If there’s one thing I’ve learned, it’s that nothing worth doing ever comes easy, and that truth feels especially fitting when it comes to grief. If you’ve followed my journey over these years, you’ll know that getting here was not a smooth or simple road. There were days of darkness, doubt, breaking and rebuilding again and again. And yet, as I sit here now, in what finally feels like the light at the end of a very long tunnel, I can say with honesty and certainty that every step, every tear, every moment of holding on was worth it. Because grief, as painful as it is, is simply the price we pay for love. And I would never trade the love that built my life, shaped my heart, and gave me my girls, even if it means I carry this grief forever.
I have often read that grief feels like fear, and I have felt this so deeply. At first, it was the fear of what life now was, the fear of waking up into a reality I didn’t recognise or choose. And as time passed, that fear shifted into something else, the fear of what life could still bring. The unexpected twists. The turns you don’t see coming. The knowledge that life can change in an instant.

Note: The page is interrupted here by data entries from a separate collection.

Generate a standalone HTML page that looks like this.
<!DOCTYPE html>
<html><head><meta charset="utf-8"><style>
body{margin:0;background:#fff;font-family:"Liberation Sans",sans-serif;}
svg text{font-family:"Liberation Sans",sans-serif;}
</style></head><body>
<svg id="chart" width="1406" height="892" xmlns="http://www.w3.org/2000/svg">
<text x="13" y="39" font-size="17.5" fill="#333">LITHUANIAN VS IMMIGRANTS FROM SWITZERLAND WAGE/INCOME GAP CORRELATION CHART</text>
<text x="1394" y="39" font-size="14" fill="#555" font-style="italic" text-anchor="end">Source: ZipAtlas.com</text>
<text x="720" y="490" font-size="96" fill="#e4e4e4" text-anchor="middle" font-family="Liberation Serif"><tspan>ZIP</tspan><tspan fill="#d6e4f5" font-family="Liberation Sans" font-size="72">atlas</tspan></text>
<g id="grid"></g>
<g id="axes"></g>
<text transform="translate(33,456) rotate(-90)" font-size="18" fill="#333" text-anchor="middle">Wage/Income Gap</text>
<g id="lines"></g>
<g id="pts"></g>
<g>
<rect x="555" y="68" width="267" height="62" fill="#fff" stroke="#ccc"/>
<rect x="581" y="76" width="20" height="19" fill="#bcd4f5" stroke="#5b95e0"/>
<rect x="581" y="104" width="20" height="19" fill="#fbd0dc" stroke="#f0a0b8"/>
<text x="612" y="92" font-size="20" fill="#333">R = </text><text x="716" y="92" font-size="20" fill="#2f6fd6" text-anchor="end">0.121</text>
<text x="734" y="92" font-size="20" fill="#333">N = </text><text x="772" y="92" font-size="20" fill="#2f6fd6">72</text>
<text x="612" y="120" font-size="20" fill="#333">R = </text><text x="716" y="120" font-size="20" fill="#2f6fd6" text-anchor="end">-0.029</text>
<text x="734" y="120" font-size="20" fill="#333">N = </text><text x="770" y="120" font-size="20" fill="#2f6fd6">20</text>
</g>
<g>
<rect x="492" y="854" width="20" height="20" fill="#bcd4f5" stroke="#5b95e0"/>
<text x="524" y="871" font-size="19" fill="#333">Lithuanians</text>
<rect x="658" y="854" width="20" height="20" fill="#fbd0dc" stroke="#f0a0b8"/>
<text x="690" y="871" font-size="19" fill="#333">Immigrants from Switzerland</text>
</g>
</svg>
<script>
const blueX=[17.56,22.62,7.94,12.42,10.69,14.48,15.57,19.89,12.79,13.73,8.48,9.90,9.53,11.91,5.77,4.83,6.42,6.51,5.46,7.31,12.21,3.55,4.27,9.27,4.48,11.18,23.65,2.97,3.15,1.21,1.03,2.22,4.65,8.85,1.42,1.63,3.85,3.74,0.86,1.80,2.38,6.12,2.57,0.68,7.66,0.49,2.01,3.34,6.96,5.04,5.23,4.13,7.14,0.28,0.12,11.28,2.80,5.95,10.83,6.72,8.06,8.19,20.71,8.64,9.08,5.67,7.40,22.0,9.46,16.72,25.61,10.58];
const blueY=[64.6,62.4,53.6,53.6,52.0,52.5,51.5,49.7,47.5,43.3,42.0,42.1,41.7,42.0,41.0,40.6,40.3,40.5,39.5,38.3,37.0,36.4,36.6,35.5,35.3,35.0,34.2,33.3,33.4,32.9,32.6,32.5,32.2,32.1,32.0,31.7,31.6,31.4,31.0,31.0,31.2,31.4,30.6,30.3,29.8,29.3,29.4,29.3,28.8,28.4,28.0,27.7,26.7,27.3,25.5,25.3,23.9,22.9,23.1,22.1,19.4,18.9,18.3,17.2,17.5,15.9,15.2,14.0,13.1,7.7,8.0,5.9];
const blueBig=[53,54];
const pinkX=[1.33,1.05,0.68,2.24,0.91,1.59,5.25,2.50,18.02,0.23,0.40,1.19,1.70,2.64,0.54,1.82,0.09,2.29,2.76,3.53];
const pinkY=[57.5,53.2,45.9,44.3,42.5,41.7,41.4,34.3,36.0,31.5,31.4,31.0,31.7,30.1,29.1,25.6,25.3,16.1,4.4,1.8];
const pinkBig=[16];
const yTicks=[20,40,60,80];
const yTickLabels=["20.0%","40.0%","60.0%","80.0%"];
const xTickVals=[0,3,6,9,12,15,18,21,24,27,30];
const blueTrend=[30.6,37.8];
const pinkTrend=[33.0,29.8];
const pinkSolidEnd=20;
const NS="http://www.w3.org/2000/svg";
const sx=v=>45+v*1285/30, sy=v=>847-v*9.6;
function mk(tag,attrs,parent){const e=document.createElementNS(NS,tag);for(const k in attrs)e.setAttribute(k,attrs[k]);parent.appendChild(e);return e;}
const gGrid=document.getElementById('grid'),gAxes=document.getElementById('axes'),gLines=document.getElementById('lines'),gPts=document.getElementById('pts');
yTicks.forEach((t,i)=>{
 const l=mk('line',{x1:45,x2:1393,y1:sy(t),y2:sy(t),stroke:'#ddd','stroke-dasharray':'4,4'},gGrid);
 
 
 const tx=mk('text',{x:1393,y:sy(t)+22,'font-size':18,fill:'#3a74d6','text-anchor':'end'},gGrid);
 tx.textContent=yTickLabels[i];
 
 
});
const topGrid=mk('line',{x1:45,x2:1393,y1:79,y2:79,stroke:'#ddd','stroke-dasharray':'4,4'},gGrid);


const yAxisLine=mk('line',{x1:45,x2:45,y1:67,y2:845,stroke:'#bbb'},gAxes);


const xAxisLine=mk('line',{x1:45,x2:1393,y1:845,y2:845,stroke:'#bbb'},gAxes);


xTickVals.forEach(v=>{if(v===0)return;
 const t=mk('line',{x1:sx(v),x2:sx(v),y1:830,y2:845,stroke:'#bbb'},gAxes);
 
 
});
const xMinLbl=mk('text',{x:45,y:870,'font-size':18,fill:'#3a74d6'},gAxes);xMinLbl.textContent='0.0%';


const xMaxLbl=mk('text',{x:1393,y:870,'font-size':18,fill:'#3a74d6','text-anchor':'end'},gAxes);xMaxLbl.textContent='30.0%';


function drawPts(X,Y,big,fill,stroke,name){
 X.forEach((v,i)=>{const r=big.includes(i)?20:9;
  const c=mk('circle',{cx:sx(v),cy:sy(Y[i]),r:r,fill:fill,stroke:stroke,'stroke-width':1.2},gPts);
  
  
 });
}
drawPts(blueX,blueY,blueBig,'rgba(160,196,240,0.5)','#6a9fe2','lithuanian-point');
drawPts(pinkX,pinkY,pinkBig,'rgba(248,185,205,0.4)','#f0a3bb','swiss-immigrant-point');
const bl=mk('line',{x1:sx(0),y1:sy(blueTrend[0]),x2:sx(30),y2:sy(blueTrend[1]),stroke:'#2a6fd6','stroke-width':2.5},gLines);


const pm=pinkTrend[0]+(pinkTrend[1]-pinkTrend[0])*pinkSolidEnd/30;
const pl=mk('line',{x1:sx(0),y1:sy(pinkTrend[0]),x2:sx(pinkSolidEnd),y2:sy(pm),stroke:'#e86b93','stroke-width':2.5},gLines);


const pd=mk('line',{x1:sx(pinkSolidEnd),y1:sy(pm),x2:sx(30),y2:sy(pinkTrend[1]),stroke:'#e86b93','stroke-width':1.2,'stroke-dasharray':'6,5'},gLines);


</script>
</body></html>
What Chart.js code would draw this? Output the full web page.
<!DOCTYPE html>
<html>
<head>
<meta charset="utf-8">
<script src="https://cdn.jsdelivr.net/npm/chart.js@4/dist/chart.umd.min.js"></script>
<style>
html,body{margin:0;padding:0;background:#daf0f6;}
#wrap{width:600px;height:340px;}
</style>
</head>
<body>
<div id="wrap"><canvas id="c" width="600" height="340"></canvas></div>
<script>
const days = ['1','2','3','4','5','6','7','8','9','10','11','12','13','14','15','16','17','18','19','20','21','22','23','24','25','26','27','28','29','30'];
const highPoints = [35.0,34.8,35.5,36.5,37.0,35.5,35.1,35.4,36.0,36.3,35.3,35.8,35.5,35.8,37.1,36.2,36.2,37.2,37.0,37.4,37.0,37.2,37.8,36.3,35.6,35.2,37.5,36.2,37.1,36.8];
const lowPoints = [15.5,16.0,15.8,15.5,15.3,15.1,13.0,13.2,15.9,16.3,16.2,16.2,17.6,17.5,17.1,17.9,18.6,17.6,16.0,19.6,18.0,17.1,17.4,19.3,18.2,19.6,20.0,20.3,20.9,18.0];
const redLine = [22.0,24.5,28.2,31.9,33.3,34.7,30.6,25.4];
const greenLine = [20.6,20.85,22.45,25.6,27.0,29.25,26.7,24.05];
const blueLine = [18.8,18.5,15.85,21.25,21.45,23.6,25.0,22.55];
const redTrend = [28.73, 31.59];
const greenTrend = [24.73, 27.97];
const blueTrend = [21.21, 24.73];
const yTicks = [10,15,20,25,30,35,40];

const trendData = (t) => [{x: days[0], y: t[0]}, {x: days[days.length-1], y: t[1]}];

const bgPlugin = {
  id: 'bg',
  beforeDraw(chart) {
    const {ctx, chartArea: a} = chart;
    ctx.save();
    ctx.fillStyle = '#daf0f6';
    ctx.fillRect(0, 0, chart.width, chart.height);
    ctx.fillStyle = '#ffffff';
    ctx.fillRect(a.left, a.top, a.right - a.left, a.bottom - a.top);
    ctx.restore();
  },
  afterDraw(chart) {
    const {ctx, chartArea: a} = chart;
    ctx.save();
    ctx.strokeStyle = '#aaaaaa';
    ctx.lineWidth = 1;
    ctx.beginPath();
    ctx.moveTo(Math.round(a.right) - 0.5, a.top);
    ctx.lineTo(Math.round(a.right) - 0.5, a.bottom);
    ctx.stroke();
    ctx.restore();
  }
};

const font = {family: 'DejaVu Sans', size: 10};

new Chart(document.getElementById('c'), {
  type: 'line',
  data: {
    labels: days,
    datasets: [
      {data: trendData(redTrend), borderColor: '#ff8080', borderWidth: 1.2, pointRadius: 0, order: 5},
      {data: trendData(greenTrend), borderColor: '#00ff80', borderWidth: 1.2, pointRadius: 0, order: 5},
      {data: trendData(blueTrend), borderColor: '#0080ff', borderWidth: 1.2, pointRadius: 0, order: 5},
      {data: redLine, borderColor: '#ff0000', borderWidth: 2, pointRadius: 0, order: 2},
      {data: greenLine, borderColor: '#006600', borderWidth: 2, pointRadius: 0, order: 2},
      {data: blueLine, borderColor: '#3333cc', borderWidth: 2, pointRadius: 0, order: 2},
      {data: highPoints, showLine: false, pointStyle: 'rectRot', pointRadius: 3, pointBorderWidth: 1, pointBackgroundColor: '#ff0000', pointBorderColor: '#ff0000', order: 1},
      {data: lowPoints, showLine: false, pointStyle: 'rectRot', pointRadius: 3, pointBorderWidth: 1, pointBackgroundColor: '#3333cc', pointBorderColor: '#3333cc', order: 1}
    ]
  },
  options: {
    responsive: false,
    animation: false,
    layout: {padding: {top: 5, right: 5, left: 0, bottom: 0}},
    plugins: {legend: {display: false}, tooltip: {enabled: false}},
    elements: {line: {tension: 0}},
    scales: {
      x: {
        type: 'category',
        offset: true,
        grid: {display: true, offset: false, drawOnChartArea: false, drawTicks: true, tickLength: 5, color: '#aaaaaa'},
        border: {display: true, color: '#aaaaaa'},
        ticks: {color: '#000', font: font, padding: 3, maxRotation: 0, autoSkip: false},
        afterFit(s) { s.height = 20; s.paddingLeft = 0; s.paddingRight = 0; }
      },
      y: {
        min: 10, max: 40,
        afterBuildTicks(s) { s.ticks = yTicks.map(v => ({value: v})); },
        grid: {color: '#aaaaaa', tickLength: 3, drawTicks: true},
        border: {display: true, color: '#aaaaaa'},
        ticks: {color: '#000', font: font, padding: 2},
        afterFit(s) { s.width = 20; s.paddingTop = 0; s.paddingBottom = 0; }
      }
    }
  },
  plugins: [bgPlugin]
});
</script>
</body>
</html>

But what I’ve learned over time is that grief is not only fear, it is also courage. The courage to get up and keep going when everything in you wants to stay still. The courage to continue living, even when you know how much it can hurt. The courage to embrace life and all its possibilities again, trusting that not every twist and turn will be the disaster we imagine, that some of them might actually lead to something softer, richer, and more meaningful than we ever expected.
I sometimes think back to being in Primary Seven, when we were asked to write about what we wanted our lives to look like. A story about where we thought we were going and who we thought we would become. I often smile to myself when I think about that now, with a quiet, knowing chuckle. Because none of us ever write grief into those stories. None of us plan for loss. None of us imagine a life shaped so deeply by heartbreak.
And yet, if this is the life you are given, if grief becomes part of your story, I hope you discover the courage that comes with it too. The courage to rebuild. The courage to love again. The courage to create something beautiful from what was broken. Because while grief may never be the life we imagined, it can still become a life filled with meaning, depth, love, and moments of extraordinary beauty.